**Work required:**
Answer with one number: the count of lines in the listing below that hold the word "matplotlib".

**Given information:**
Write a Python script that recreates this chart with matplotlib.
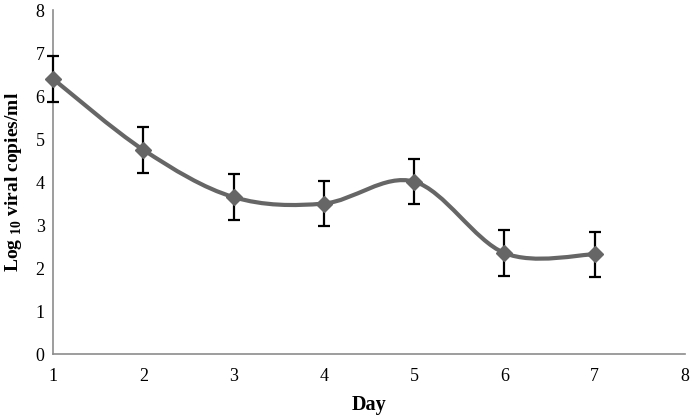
import numpy as np
import matplotlib
matplotlib.use("Agg")
import matplotlib.pyplot as plt
from matplotlib.path import Path
from matplotlib.patches import PathPatch

days = [1, 2, 3, 4, 5, 6, 7]
log_copies = [6.40, 4.75, 3.65, 3.50, 4.01, 2.35, 2.32]
err = [0.53, 0.53, 0.53, 0.53, 0.53, 0.53, 0.53]

LINE = "#666666"

plt.rcParams["font.family"] = ["Liberation Serif", "DejaVu Serif"]
plt.rcParams["mathtext.fontset"] = "custom"
plt.rcParams["mathtext.rm"] = "Liberation Serif"
plt.rcParams["mathtext.bf"] = "Liberation Serif:bold"

fig = plt.figure(figsize=(6.93, 4.19), dpi=100)
ax = fig.add_axes([0.0765, 0.155, 0.912, 0.821])


def smooth_path(xs, ys):
    # bezier segments like a spreadsheet "smoothed line"
    pts = np.column_stack([xs, ys]).astype(float)
    n = len(pts)
    verts = [pts[0]]
    codes = [Path.MOVETO]
    for i in range(n - 1):
        p0 = pts[i - 1] if i > 0 else pts[i]
        p1 = pts[i]
        p2 = pts[i + 1]
        p3 = pts[i + 2] if i + 2 < n else pts[i + 1]
        c1 = p1 + (p2 - p0) / 6
        c2 = p2 - (p3 - p1) / 6
        verts += [c1, c2, p2]
        codes += [Path.CURVE4] * 3
    return Path(verts, codes)


ax.add_patch(PathPatch(smooth_path(days, log_copies), fill=False,
                       edgecolor=LINE, lw=3, capstyle="round", zorder=2))
ax.errorbar(days, log_copies, yerr=err, fmt="none", ecolor="black",
            elinewidth=1.6, capsize=4.5, capthick=1.6, zorder=3, clip_on=False)
ax.plot(days, log_copies, linestyle="none", marker="D", markersize=8,
        color=LINE, zorder=4, clip_on=False)

ax.set_xlim(1, 8)
ax.set_ylim(0, 8)
ax.set_xticks(range(1, 9))
ax.set_yticks(range(0, 9))
ax.tick_params(length=0, labelsize=13)
ax.tick_params(axis="x", pad=10)
ax.tick_params(axis="y", pad=6)

for s in ["top", "right"]:
    ax.spines[s].set_visible(False)
for s in ["left", "bottom"]:
    ax.spines[s].set_color("#8c8c8c")
    ax.spines[s].set_linewidth(1.2)

ax.set_xlabel("Day", fontsize=14.5, fontweight="bold", labelpad=7)
ax.set_ylabel("Log $_{\\mathbf{10}}$ viral copies/ml", fontsize=14,
              fontweight="bold", labelpad=8)

fig.savefig("out.png", dpi=100)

**Reply:**
6